Metadata helps classify where a sample came from, what it relates to, and how it was analyzed. Understanding what metadata is needed is the first step towards developing high-quality organizational schemas and accessible databases.
"We're isotope experts, but we're not experts in designing, building, and curating such a large database like this," said Pauli. "TACC is really central in providing the expertise for us to be able to build IsoBank the way it should be."
In addition to providing the compute power to support thousands of researchers each year, TACC hosts critical datasets for a range of communities and develops gateways and portals to make the data accessible.
It was TACC's experience developing and supporting the Arctos database of more than three million records from natural and cultural history collections that led Pauli and his collaborators to select TACC as a partner. Other comparable community databases based at TACC are those of the Billie L. Turner Plant Resources Center, DesignSafe (a resource for the natural hazards research community), and SD2E (a web-based analysis platform for the DARPA Synergistic Discovery and Design project).
"TACC's role is to figure out how to express and store all of this metadata; how to enable search in a meaningful way; and how to start adding in useful analysis tools," Jordan said. "Being able to eventually enable new types of research so researchers can ask questions they've never asked before and get useful answers—that's the kind of thing that TACC is here to do."
The long-term nature of TACC's storage and computing infrastructure also assures the sustainability of the project.
"We don't want an ephemeral product. We want to build something that can be used for many years. Being part of the TACC facility will allow us to do so," Pauli explained.
Building a Gateway to Discovery
While Pauli and his colleagues spread the word of the IsoBank and recruit researchers from a variety of subfields to determine the metadata requirements, Jordan and the team at TACC are translating the community needs into a virtual framework meant to scale to many petabytes of data and last for decades.
"One of the things I always tell people about TACC is that it's not just big computers, it's about complex computing challenges," said Jordan. "Things that are difficult in a number of dimensions, that's what's going to need our expertise, as well as the ability to integrate interesting analysis and visualization tools that are developed in other contexts."
The goal is to develop a framework for computational analysis where researchers can bring together multiple datasets, including those created to answer very different questions, make comparisons and study changes across long distances or time-scales, and run statistical analyses.
For Newsome, whose personal research is in the area of biological conservation, this may mean combining isotope datasets to look at how isotopes of various types of organisms vary over space and time.
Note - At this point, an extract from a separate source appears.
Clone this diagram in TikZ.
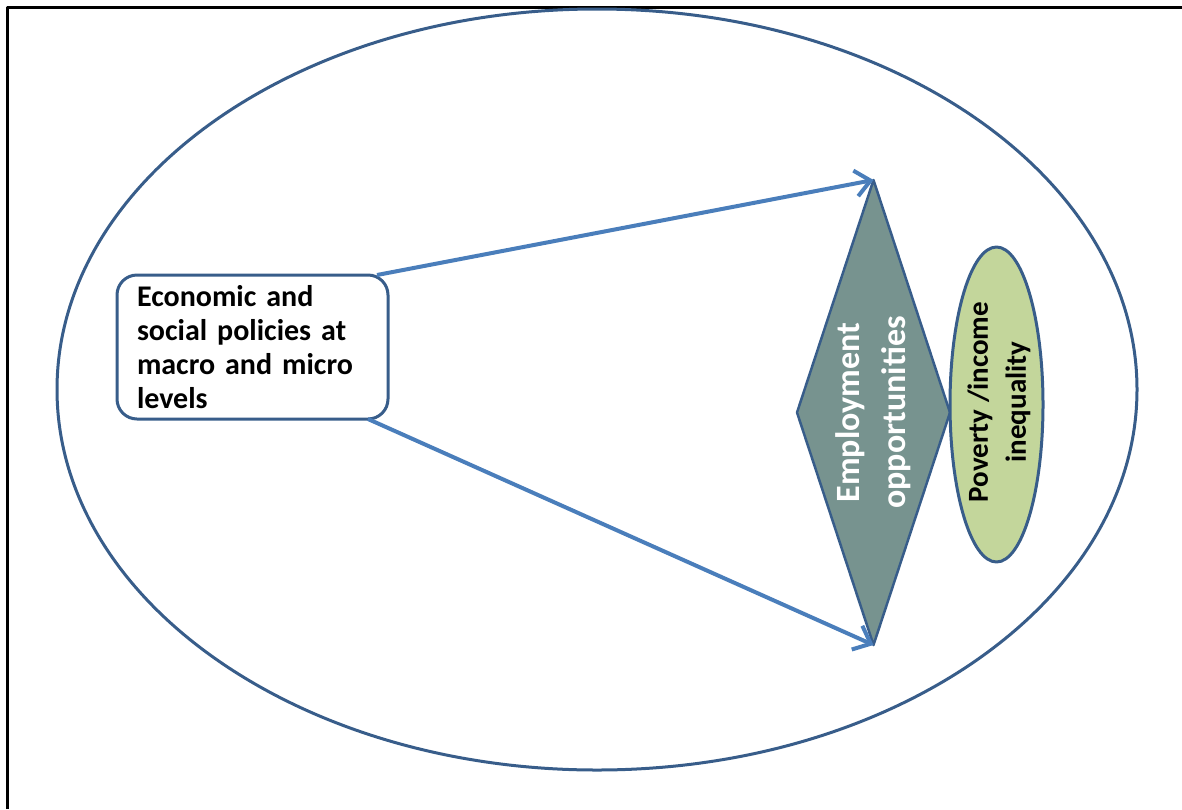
\documentclass[tikz,border=0pt]{standalone}
\usepackage{fontspec}
\setmainfont{Carlito}
\usetikzlibrary{shapes.geometric,arrows.meta}
\definecolor{outline}{RGB}{56,93,138}
\definecolor{arrowblue}{RGB}{74,126,187}
\definecolor{jobgray}{RGB}{119,147,143}
\definecolor{povgreen}{RGB}{195,214,155}
\begin{document}
\begin{tikzpicture}
            [x=1pt,y=-1pt,line join=round,
             shape outline/.style={draw=outline,line width=3pt,inner sep=0pt,outer sep=0pt},
             link/.style={arrowblue,line width=4pt,-{Straight Barb[length=15pt,width=26pt]}}]
            \useasboundingbox (0,0) rectangle (1182,809);
            \draw [line width=3pt] (7,809) -- (7,7) -- (1182,7);
            \node (world) [ellipse,shape outline,minimum width=1080pt,minimum height=761pt] at (597,389.5) {};
            \node (policies) [rounded corners=20pt,shape outline,fill=white,
                minimum width=271pt,minimum height=144pt,text width=231pt,align=left,
                font=\fontsize{30}{34}\selectfont\bfseries] at (252.5,347)
                {Economic and\\ social policies at\\ macro and micro\\ levels};
            \node (jobs) [diamond,shape outline,line width=2.5pt,fill=jobgray,
                minimum width=153pt,minimum height=465pt] at (873.5,412.5) {};
            \node (jobstext) [rotate=90,align=center,text=white,
                font=\fontsize{34}{46}\selectfont\bfseries] at (jobs.center)
                {Employment\\ opportunities};
            \node (poverty) [ellipse,shape outline,fill=povgreen,
                minimum width=93pt,minimum height=315pt] at (996.5,404.5) {};
            \node (povertytext) [rotate=90,align=center,
                font=\fontsize{29}{38}\selectfont\bfseries] at (999,402)
                {Poverty /income\\ inequality};
            \draw [link] ([xshift=-11pt]policies.north east) -- (jobs.north);
            \draw [link] ([xshift=-20pt]policies.south east) -- (jobs.south);
        \end{tikzpicture}
\end{document}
"The ability to see what's been done, or use pilot data to help make predictions or design projects—that will help push ecology and biology forward," he said.
Another benefit of central repositories is their ability to generate collaborations both within and between scientific fields.
"There isn't a field out there in natural science and medicine that's not interested in isotopes," Newsome said. "It'll be cool to see this lead to collaborations of truly distant fields, like pharmacology and ecology, and biochemistry and archeology."
With a team of domain specialists determining the requirements and gathering data, and TACC data management experts turning those requirements into useable technologies, the project has the potential to transform science.
"Isotopes are a powerful tool across a diversity of disciplines and will continue to give us important insights into how the world works," Pauli said.